DATA SECTION —
◇ ◇ ◇ ◇ ◇
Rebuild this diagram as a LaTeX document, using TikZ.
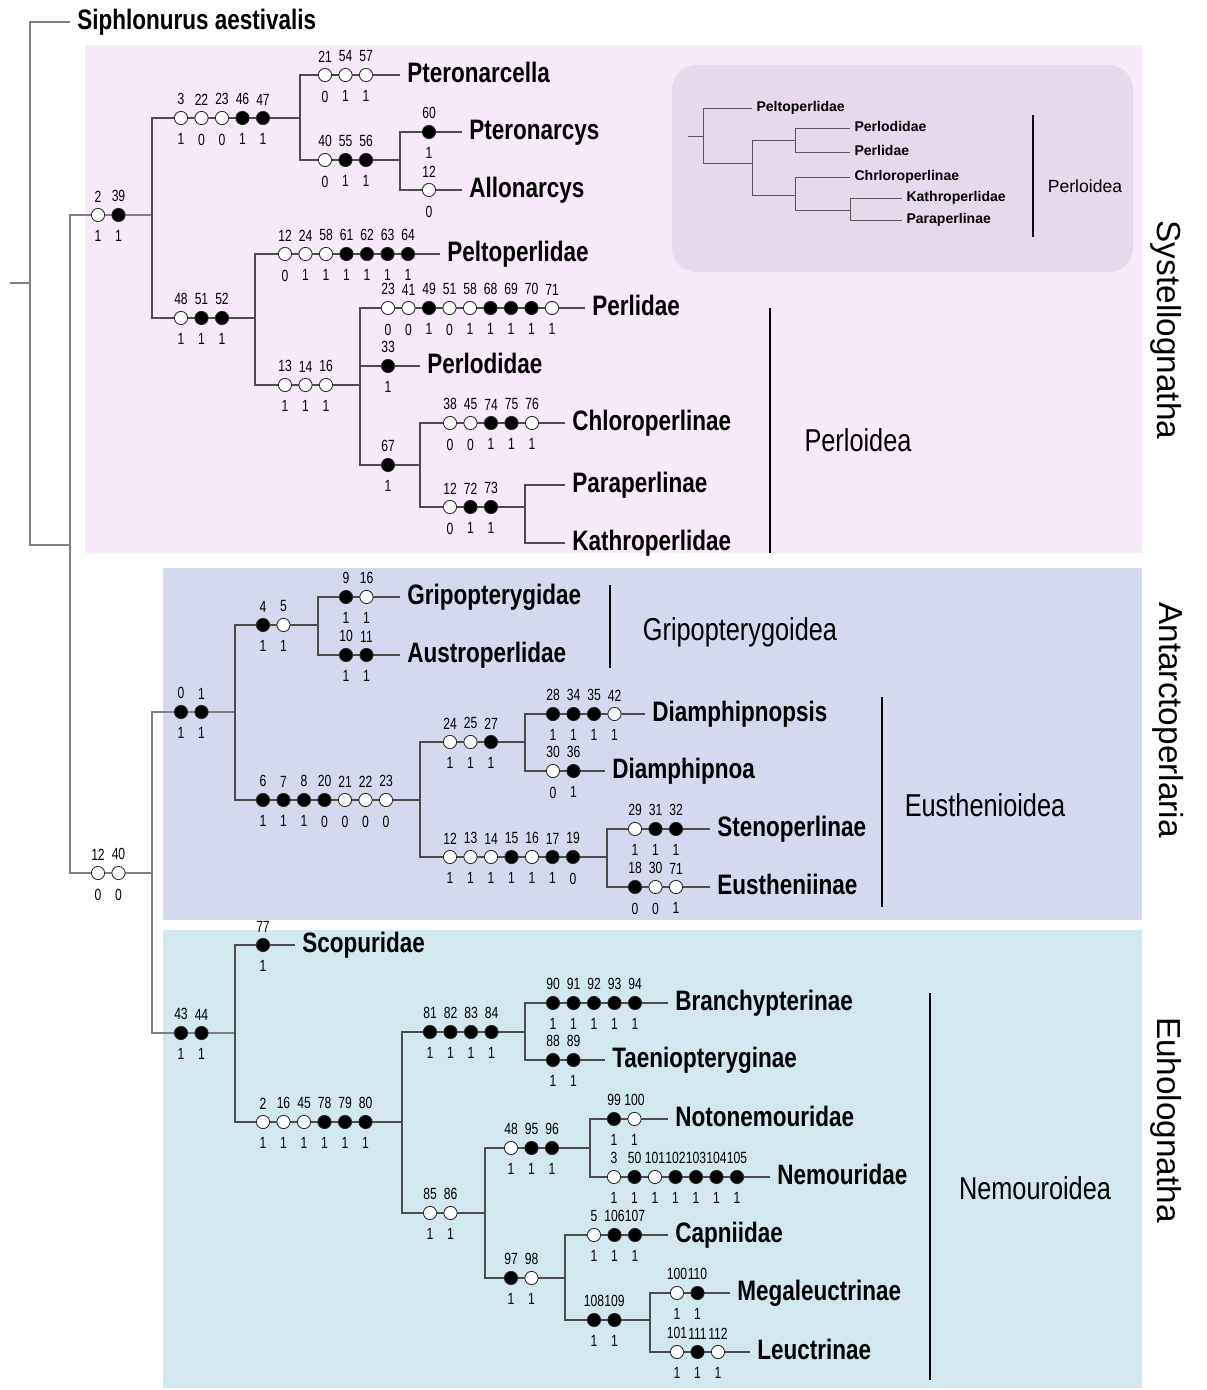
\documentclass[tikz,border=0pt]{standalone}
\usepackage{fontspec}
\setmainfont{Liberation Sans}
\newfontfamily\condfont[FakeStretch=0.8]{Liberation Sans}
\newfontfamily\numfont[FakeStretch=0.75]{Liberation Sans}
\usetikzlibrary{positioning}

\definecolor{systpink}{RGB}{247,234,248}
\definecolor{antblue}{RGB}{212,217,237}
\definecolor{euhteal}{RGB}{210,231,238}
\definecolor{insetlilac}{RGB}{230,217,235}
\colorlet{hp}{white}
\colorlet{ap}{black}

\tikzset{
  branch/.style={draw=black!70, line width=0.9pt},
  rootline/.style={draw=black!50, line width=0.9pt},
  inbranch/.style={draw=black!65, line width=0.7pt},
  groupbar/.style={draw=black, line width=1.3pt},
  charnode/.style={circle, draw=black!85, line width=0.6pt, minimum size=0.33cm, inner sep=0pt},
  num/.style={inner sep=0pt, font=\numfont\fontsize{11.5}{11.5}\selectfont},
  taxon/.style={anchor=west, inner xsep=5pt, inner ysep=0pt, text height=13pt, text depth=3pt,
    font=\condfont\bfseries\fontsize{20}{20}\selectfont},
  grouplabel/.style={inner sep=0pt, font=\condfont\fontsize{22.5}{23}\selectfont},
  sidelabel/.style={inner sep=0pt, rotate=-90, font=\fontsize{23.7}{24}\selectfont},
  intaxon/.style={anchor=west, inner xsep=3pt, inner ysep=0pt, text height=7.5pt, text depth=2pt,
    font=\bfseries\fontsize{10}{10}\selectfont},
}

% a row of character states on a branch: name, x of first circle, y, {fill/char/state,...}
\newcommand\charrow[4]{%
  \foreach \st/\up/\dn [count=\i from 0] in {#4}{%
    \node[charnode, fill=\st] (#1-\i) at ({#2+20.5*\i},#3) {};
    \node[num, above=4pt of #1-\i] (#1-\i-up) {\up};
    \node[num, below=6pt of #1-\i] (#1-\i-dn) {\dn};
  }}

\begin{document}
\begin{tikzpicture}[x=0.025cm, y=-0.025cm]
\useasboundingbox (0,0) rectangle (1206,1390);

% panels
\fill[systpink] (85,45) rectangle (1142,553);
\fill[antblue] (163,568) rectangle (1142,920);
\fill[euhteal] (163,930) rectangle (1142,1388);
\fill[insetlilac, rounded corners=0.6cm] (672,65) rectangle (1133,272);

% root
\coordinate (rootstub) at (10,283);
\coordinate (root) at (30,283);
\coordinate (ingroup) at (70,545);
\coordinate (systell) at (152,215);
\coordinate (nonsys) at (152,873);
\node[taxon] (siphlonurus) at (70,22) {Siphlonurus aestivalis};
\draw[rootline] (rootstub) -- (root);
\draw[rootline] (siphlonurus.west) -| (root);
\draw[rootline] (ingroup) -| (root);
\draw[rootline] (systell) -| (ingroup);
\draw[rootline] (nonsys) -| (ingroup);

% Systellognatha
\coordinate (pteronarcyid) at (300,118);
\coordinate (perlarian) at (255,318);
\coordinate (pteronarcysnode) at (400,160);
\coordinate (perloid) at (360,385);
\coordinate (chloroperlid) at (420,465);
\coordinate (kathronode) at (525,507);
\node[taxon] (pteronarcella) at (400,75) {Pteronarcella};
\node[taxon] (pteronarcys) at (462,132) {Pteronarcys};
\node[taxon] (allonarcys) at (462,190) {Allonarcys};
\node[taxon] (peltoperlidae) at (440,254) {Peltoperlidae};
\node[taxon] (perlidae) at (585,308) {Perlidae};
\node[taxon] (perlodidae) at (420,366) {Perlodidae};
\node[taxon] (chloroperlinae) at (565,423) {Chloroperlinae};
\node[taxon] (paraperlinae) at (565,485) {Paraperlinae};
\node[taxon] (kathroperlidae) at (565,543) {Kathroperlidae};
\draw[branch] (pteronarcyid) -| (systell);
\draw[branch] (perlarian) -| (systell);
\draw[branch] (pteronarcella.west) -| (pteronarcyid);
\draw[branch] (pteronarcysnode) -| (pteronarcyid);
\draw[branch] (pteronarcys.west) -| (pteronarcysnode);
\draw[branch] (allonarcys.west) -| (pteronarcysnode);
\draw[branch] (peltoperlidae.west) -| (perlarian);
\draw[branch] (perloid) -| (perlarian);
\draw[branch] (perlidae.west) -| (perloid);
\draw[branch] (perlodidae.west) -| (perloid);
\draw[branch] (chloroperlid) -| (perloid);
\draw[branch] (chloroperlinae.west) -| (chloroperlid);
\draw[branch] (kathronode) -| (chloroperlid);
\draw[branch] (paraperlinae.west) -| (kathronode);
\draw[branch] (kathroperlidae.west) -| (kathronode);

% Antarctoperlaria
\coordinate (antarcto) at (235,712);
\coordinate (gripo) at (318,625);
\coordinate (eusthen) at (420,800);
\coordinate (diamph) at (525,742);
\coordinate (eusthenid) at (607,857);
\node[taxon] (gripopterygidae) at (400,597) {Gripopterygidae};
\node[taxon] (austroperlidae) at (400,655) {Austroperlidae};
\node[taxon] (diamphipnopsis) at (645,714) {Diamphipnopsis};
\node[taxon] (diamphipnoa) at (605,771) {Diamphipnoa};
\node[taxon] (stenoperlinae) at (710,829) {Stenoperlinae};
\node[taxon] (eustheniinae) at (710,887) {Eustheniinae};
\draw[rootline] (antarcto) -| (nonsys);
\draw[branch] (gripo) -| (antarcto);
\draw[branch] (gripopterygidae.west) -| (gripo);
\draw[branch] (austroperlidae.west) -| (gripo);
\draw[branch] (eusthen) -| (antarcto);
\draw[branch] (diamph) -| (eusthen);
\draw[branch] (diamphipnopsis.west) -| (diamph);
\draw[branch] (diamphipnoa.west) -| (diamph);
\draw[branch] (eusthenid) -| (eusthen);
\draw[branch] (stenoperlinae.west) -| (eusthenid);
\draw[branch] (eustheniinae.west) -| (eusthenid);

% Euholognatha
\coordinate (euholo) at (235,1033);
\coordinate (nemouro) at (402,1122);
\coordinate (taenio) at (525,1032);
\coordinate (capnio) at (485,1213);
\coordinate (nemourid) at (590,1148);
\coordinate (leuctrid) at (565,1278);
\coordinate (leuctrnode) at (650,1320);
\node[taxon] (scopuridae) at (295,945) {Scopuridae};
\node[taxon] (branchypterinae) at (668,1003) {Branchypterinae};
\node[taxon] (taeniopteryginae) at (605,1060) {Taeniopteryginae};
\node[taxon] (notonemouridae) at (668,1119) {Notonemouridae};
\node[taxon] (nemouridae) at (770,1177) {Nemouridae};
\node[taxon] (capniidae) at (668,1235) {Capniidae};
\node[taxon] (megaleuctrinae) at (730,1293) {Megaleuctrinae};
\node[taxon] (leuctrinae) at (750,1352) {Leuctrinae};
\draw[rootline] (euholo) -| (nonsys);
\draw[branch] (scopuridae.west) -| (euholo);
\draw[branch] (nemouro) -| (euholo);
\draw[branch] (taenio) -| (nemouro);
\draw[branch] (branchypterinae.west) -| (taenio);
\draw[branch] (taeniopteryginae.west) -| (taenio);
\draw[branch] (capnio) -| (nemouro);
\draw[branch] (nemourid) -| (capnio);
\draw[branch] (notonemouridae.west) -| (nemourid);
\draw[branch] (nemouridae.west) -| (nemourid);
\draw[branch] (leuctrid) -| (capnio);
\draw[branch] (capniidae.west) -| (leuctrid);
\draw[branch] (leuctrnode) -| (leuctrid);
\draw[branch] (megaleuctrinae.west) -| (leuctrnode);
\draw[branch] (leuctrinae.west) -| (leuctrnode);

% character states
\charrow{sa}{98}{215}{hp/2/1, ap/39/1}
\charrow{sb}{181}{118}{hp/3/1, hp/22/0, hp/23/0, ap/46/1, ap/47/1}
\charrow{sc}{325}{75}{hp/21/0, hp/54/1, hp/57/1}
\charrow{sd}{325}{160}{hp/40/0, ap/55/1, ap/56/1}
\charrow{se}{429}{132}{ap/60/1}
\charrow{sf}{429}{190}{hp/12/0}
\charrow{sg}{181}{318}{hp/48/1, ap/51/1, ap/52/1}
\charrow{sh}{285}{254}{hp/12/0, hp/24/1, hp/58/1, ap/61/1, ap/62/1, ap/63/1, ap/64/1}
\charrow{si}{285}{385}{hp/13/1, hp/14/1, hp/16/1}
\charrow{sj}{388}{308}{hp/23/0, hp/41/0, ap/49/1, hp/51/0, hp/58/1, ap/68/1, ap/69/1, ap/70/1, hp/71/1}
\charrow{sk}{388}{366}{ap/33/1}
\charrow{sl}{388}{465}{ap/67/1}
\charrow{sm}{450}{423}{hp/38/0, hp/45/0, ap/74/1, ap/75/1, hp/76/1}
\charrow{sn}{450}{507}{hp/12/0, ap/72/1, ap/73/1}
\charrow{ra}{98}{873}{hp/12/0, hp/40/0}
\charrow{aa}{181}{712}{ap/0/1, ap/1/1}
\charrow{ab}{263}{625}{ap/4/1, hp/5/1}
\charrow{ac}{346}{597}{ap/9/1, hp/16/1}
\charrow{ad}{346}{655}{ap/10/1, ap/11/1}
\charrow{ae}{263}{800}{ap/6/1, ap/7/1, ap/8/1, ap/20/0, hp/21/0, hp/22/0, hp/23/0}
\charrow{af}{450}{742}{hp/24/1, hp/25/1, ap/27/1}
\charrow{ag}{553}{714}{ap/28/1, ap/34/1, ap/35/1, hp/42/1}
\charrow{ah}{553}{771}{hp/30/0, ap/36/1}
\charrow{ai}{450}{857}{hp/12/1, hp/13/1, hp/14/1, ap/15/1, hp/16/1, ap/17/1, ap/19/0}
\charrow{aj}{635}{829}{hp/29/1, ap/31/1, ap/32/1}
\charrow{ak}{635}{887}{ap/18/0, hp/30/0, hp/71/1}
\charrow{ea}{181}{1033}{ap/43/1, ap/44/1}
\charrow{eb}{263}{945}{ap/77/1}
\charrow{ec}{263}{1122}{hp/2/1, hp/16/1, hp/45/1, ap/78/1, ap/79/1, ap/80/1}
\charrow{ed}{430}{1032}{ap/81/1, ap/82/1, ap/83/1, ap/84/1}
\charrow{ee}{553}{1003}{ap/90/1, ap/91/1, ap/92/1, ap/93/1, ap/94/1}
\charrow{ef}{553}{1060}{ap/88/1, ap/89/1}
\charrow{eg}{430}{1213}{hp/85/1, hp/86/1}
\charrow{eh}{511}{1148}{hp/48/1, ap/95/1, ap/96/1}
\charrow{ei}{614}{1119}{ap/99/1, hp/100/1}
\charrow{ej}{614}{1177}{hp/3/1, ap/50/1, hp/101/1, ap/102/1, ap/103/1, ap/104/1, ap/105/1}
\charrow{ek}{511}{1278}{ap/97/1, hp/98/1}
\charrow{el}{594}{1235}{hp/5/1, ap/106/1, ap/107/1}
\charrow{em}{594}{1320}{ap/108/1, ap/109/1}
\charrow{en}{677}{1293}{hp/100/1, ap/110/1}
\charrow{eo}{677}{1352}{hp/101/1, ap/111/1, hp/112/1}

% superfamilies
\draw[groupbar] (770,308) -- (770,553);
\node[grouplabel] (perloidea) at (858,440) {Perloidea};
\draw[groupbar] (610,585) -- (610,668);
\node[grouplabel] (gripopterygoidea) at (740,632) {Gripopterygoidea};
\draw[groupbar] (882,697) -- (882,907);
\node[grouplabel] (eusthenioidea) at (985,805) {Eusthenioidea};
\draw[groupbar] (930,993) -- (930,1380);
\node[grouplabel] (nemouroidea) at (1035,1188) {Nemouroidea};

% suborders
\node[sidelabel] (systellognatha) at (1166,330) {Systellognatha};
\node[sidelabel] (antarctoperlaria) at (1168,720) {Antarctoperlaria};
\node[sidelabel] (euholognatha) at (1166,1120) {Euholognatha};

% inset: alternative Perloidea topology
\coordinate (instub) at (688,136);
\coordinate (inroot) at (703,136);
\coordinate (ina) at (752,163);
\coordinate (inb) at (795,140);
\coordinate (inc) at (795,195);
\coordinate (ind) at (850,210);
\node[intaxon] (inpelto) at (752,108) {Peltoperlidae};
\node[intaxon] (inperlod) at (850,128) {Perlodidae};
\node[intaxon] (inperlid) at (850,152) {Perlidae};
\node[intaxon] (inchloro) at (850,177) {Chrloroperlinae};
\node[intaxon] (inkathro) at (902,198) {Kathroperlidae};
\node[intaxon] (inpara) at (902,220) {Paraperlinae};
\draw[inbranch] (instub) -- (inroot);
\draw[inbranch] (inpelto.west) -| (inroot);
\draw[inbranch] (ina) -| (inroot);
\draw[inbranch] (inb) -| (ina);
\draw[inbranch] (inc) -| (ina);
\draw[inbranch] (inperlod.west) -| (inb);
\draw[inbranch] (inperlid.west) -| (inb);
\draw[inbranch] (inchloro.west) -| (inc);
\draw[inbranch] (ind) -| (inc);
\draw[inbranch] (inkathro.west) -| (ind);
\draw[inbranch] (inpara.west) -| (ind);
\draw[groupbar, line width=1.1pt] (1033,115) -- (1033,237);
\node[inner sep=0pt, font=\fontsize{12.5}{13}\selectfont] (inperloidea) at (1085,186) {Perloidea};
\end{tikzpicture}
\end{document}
◇ ◇ ◇ ◇ ◇
Emit the lines of the material exactly, from its first line to the line containing "(0,0) rectangle (1206,1390);", inclusive; leave every picture out.

Rebuild this diagram as a LaTeX document, using TikZ.
\documentclass[tikz,border=0pt]{standalone}
\usepackage{fontspec}
\setmainfont{Liberation Sans}
\newfontfamily\condfont[FakeStretch=0.8]{Liberation Sans}
\newfontfamily\numfont[FakeStretch=0.75]{Liberation Sans}
\usetikzlibrary{positioning}

\definecolor{systpink}{RGB}{247,234,248}
\definecolor{antblue}{RGB}{212,217,237}
\definecolor{euhteal}{RGB}{210,231,238}
\definecolor{insetlilac}{RGB}{230,217,235}
\colorlet{hp}{white}
\colorlet{ap}{black}

\tikzset{
  branch/.style={draw=black!70, line width=0.9pt},
  rootline/.style={draw=black!50, line width=0.9pt},
  inbranch/.style={draw=black!65, line width=0.7pt},
  groupbar/.style={draw=black, line width=1.3pt},
  charnode/.style={circle, draw=black!85, line width=0.6pt, minimum size=0.33cm, inner sep=0pt},
  num/.style={inner sep=0pt, font=\numfont\fontsize{11.5}{11.5}\selectfont},
  taxon/.style={anchor=west, inner xsep=5pt, inner ysep=0pt, text height=13pt, text depth=3pt,
    font=\condfont\bfseries\fontsize{20}{20}\selectfont},
  grouplabel/.style={inner sep=0pt, font=\condfont\fontsize{22.5}{23}\selectfont},
  sidelabel/.style={inner sep=0pt, rotate=-90, font=\fontsize{23.7}{24}\selectfont},
  intaxon/.style={anchor=west, inner xsep=3pt, inner ysep=0pt, text height=7.5pt, text depth=2pt,
    font=\bfseries\fontsize{10}{10}\selectfont},
}

% a row of character states on a branch: name, x of first circle, y, {fill/char/state,...}
\newcommand\charrow[4]{%
  \foreach \st/\up/\dn [count=\i from 0] in {#4}{%
    \node[charnode, fill=\st] (#1-\i) at ({#2+20.5*\i},#3) {};
    \node[num, above=4pt of #1-\i] (#1-\i-up) {\up};
    \node[num, below=6pt of #1-\i] (#1-\i-dn) {\dn};
  }}

\begin{document}
\begin{tikzpicture}[x=0.025cm, y=-0.025cm]
\useasboundingbox (0,0) rectangle (1206,1390);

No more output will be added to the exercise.